Ele casou com Jocilene, que trouxe Tauã, depois vieram Pedro, Arthur e Matheus. Comprou uma casa, não era lá tão boa para a família, vendeu e comprou outra no Jabaquara. Enquanto batalhava aqui, sua mãe, aos 60 anos, voltou para a escola, na EJA de Araioses. Foi o que bastou, o exemplo da mãe, para também voltar a estudar, claro, na EJA. Já lia bastante, pegava livro no lixo, às vezes ganhava de cliente, assim foi apresentado a Jorge Amado, com “Capitães de Areia”, à leitura de jornais, cordel, que gostava, “O crime do Padre Amaro”, de Eça de Queiróz e outros tantos. Adorou voltar para a escola, ter colegas que, como ele, queriam crescer, trocar ideias, fazer o Enem e prestar um bom curso técnico.
“A primeira vez que saí sozinho numa canoa parecia ter montado num cavalo bravo e bom, senti força e perigo, senti orgulho de embicar numa onda um segundo antes da arrebentação”.

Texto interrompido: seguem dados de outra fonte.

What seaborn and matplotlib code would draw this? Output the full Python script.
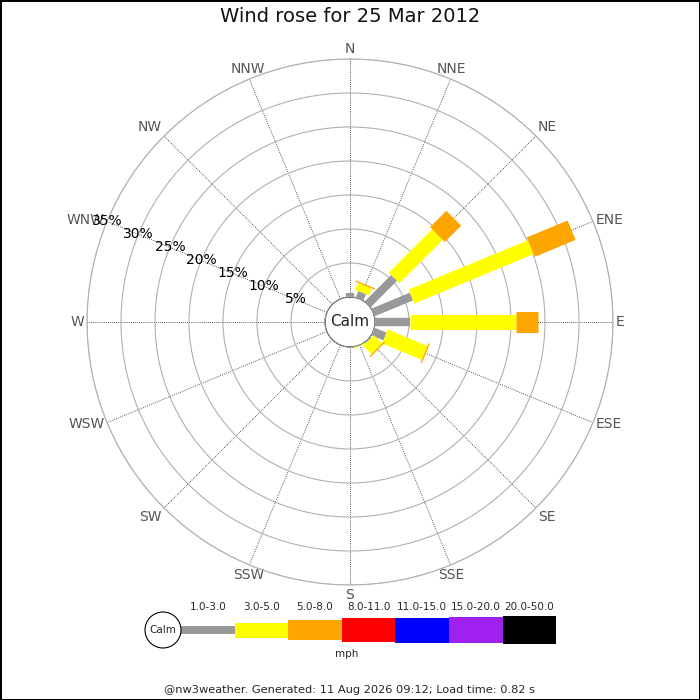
import numpy as np
import pandas as pd
import matplotlib
matplotlib.use('Agg')
import matplotlib.pyplot as plt
from matplotlib.patches import Circle
import seaborn as sns

# 16 compass points, clockwise from north
directions = ['N', 'NNE', 'NE', 'ENE', 'E', 'ESE', 'SE', 'SSE',
              'S', 'SSW', 'SW', 'WSW', 'W', 'WNW', 'NW', 'NNW']
speed_bins = ['1.0-3.0', '3.0-5.0', '5.0-8.0', '8.0-11.0',
              '11.0-15.0', '15.0-20.0', '20.0-50.0']
bin_colors = ['#999999', '#ffff00', '#ffa500', '#ff0000',
              '#0000ff', '#a020f0', '#000000']

# % of time per direction for each speed band
pct_1_3 = [0.6, 1.0, 5.5, 6.1, 5.2, 1.9, 0.2, 0, 0, 0, 0, 0, 0, 0, 0, 0]
pct_3_5 = [0, 1.1, 9.0, 19.0, 15.6, 6.3, 1.7, 0.15, 0, 0, 0, 0, 0, 0, 0, 0]
pct_5_8 = [0, 0.2, 3.4, 6.5, 3.2, 0.2, 0.2, 0, 0, 0, 0, 0, 0, 0, 0, 0]
ring_pcts = [5, 10, 15, 20, 25, 30, 35]

title = 'Wind rose for 25 Mar 2012'
footer = '@nw3weather. Generated: 11 Aug 2026 09:12; Load time: 0.82 s'

# line widths (pt) per speed band
band_lw = [6.0, 10.8, 15.1, 16.6, 18.0, 19.4, 20.2]

sns.set_style('white')
plt.rcParams['font.family'] = ['DejaVu Sans']

# long table of radial segments
rows = []
seg = 0
bands = [pct_1_3, pct_3_5, pct_5_8]
for i, d in enumerate(directions):
    theta = np.deg2rad(i * 22.5)
    start = 0.0
    for j, vals in enumerate(bands):
        v = vals[i]
        if v > 0:
            rows.append({'theta': theta, 'r': start, 'band': speed_bins[j], 'seg': seg})
            rows.append({'theta': theta, 'r': start + v, 'band': speed_bins[j], 'seg': seg})
            seg += 1
        start += v
df = pd.DataFrame(rows)

fig = plt.figure(figsize=(7, 7), dpi=100, edgecolor='black', linewidth=2)

R = 263  # px radius of outer ring
cx, cy = 350, 322
ax = fig.add_axes([(cx - R) / 700, (700 - cy - R) / 700, 2 * R / 700, 2 * R / 700],
                  projection='polar')
ax.set_theta_zero_location('N')
ax.set_theta_direction(-1)
ax.set_ylim(0, 35)
calm_px = 25
ax.set_rorigin(-calm_px * 35 / (R - calm_px))

sns.lineplot(data=df, x='theta', y='r', hue='band', hue_order=speed_bins,
             palette=dict(zip(speed_bins, bin_colors)),
             size='band', size_order=speed_bins,
             sizes=dict(zip(speed_bins, band_lw)),
             units='seg', estimator=None, sort=False, legend=False,
             solid_capstyle='butt', ax=ax, zorder=3)
ax.set_xlabel('')
ax.set_ylabel('')

angles = np.arange(16) * 22.5
ax.set_xticks(np.deg2rad(angles))
ax.set_xticklabels(directions, color='#555555', fontsize=10)
# anchor each compass label on the side facing the rose
for a, lbl in zip(angles, ax.get_xticklabels()):
    s, c = np.sin(np.deg2rad(a)), np.cos(np.deg2rad(a))
    lbl.set_ha('left' if s > 0.5 else ('right' if s < -0.5 else 'center'))
    lbl.set_va('bottom' if c > 0.5 else ('top' if c < -0.5 else 'center'))
ax.set_yticks(ring_pcts)
ax.set_yticklabels([])
ax.xaxis.grid(True, color='#222222', linestyle=(0, (1, 1.5)), linewidth=0.6)
ax.yaxis.grid(True, color='#b0b0b0', linestyle='-', linewidth=0.8)
ax.spines['polar'].set_color('#b0b0b0')
ax.spines['polar'].set_linewidth(0.8)
ax.tick_params(axis='x', pad=-8.5)

for p in ring_pcts:
    ax.text(np.deg2rad(292.5), p, f'{p}%', ha='center', va='center',
            fontsize=10, color='black', zorder=4)

ax.add_patch(Circle((0.5, 0.5), calm_px / (2 * R), transform=ax.transAxes,
                    facecolor='white', edgecolor='#b0b0b0', linewidth=0.8, zorder=5))
ax.text(0.5, 0.5, 'Calm', transform=ax.transAxes, ha='center', va='center',
        fontsize=11, zorder=6)

fig.text(0.5, 1 - 17 / 700, title, ha='center', va='center', fontsize=14, color='#111111')

# legend strip in pixel coordinates
leg = fig.add_axes([0, 0, 1, 1])
leg.set_xlim(0, 700)
leg.set_ylim(700, 0)
leg.axis('off')
seg_w = 53.6
x0 = 181
heights = np.array(band_lw) * 100 / 72
centers = x0 + seg_w * (np.arange(len(speed_bins)) + 0.5)
leg.bar(centers, heights, bottom=630 - heights / 2, width=seg_w,
        color=bin_colors, linewidth=0)
for xc, lab in zip(centers, speed_bins):
    leg.text(xc, 607, lab, ha='center', va='center', fontsize=7.5)
leg.add_patch(Circle((163, 630), 18, facecolor='white', edgecolor='black', linewidth=0.8))
leg.text(163, 630, 'Calm', ha='center', va='center', fontsize=7.5)
leg.text(347, 654, 'mph', ha='center', va='center', fontsize=7.5)
leg.text(350, 690, footer, ha='center', va='center', fontsize=8.2)

fig.savefig('out.png', dpi=100, edgecolor=fig.get_edgecolor())
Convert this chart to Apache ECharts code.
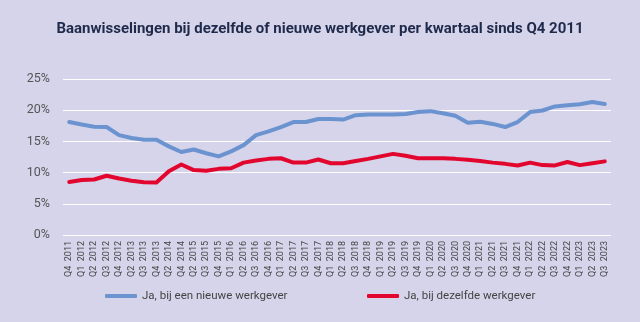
<!DOCTYPE html>
<html>
<head>
<meta charset="utf-8">
<script src="https://cdn.jsdelivr.net/npm/echarts@6/dist/echarts.min.js"></script>
<style>
  html, body { margin: 0; padding: 0; background: #d6d4eb; }
  #chart { width: 640px; height: 322px; }
</style>
</head>
<body>
<div id="chart"></div>
<script>
// Quarters shown on the x axis
const quarters = [
  'Q4 2011', 'Q1 2012', 'Q2 2012', 'Q3 2012', 'Q4 2012', 'Q2 2013', 'Q3 2013', 'Q4 2013',
  'Q2 2014', 'Q4 2014', 'Q2 2015', 'Q3 2015', 'Q4 2015', 'Q1 2016', 'Q2 2016', 'Q3 2016',
  'Q4 2016', 'Q1 2017', 'Q2 2017', 'Q3 2017', 'Q4 2017', 'Q1 2018', 'Q2 2018', 'Q3 2018',
  'Q4 2018', 'Q1 2019', 'Q2 2019', 'Q3 2019', 'Q4 2019', 'Q1 2020', 'Q2 2020', 'Q3 2020',
  'Q4 2020', 'Q1 2021', 'Q2 2021', 'Q3 2021', 'Q4 2021', 'Q1 2022', 'Q2 2022', 'Q3 2022',
  'Q4 2022', 'Q1 2023', 'Q2 2023', 'Q3 2023'
];

// Share of job changes (%) - with a new employer
const nieuweWerkgever = [
  18.1, 17.7, 17.35, 17.3, 16.0, 15.55, 15.25, 15.25, 14.2, 13.3, 13.7, 13.1,
  12.6, 13.4, 14.4, 16.0, 16.6, 17.3, 18.1, 18.1, 18.6, 18.6, 18.5, 19.2,
  19.3, 19.3, 19.3, 19.4, 19.7, 19.85, 19.5, 19.1, 18.0, 18.15, 17.8, 17.3,
  18.1, 19.7, 19.95, 20.6, 20.8, 20.95, 21.3, 21.0
];

// Share of job changes (%) - with the same employer
const zelfdeWerkgever = [
  8.5, 8.8, 8.9, 9.5, 9.05, 8.7, 8.45, 8.4, 10.2, 11.3, 10.4, 10.3,
  10.6, 10.7, 11.6, 11.95, 12.2, 12.3, 11.6, 11.6, 12.1, 11.5, 11.5, 11.85,
  12.2, 12.6, 13.0, 12.7, 12.3, 12.3, 12.3, 12.2, 12.05, 11.85, 11.6, 11.4,
  11.15, 11.6, 11.2, 11.15, 11.7, 11.2, 11.5, 11.8
];

const yTicks = [0, 5, 10, 15, 20, 25];

const seriesNames = ['Ja, bij een nieuwe werkgever', 'Ja, bij dezelfde werkgever'];
const seriesColors = ['#6b93cf', '#e2062e'];

const chart = echarts.init(document.getElementById('chart'), null, { renderer: 'canvas' });

const legendText = { color: '#444', fontSize: 11.5, fontFamily: 'Roboto, sans-serif' };

chart.setOption({
  backgroundColor: '#d6d4eb',
  animation: false,
  title: {
    text: 'Baanwisselingen bij dezelfde of nieuwe werkgever per kwartaal sinds Q4 2011',
    left: 'center',
    top: 17,
    textStyle: {
      color: '#1f2a4b',
      fontSize: 15,
      fontWeight: 'bold',
      fontFamily: 'Roboto, sans-serif'
    }
  },
  legend: [
    {
      data: [seriesNames[0]],
      left: 100,
      top: 285,
      icon: 'roundRect',
      itemWidth: 32,
      itemHeight: 4,
      itemGap: 6,
      textStyle: legendText
    },
    {
      data: [seriesNames[1]],
      left: 362,
      top: 285,
      icon: 'roundRect',
      itemWidth: 32,
      itemHeight: 4,
      itemGap: 6,
      textStyle: legendText
    }
  ],
  grid: { left: 63, right: 29, top: 79, bottom: 87, containLabel: false },
  xAxis: {
    type: 'category',
    data: quarters,
    boundaryGap: true,
    axisLine: { show: false },
    axisTick: { show: false },
    axisLabel: {
      interval: 0,
      rotate: 90,
      fontSize: 9,
      color: '#444',
      margin: 6,
      fontFamily: 'Roboto, sans-serif',
      formatter: v => v.replace(' ', '  ')
    }
  },
  yAxis: {
    type: 'value',
    min: yTicks[0],
    max: yTicks[yTicks.length - 1],
    interval: 5,
    axisLine: { show: false },
    axisTick: { show: false },
    splitLine: { lineStyle: { color: '#ffffff', width: 1 } },
    axisLabel: {
      formatter: '{value}%',
      color: '#555',
      fontSize: 12.5,
      margin: 13,
      fontFamily: 'Roboto, sans-serif'
    }
  },
  series: [
    {
      name: seriesNames[0],
      type: 'line',
      data: nieuweWerkgever,
      color: seriesColors[0],
      symbol: 'none',
      lineStyle: { width: 4, color: seriesColors[0], cap: 'round', join: 'round' }
    },
    {
      name: seriesNames[1],
      type: 'line',
      data: zelfdeWerkgever,
      color: seriesColors[1],
      symbol: 'none',
      lineStyle: { width: 4, color: seriesColors[1], cap: 'round', join: 'round' }
    }
  ]
});
</script>
</body>
</html>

Foi um aluno que chamava a atenção pela assiduidade e acrescentava interesse por tudo o que aprendia. Dava para notar que estudava e se preocupava em aprender mais e mais. E um dia perguntei: Que horas você arruma para estudar? – Olha professora, eu entro para trabalhar às 11h da manhã e vou até às17h30 para vir para cá das 18h30 às 21h30. Depois volto para o trabalho e vou até o último cliente. Mas duas vezes por semana, da escola vou direto para casa, fico com a família, que já está indo dormir, e estudo até 3h, 4h da manhã. No fim de semana é hora de ver a lição da casa da garotada, e eu falo para eles que tem que estudar se não vai ter que remar dobrado mais velho e não vai chegar a lugar nenhum.
Lembro do dia em que fui com a escola conhecer o Teatro Municipal, assistir um concerto, ele me contou. Uma beleza e quando você sai à noite é uma tristeza, gente dormindo no chão, comendo resto. Comecei a ver que eu tinha que entender aquele mundo, olhar fora da caixinha, tinha que refletir e questionar o que escreviam nos jornais.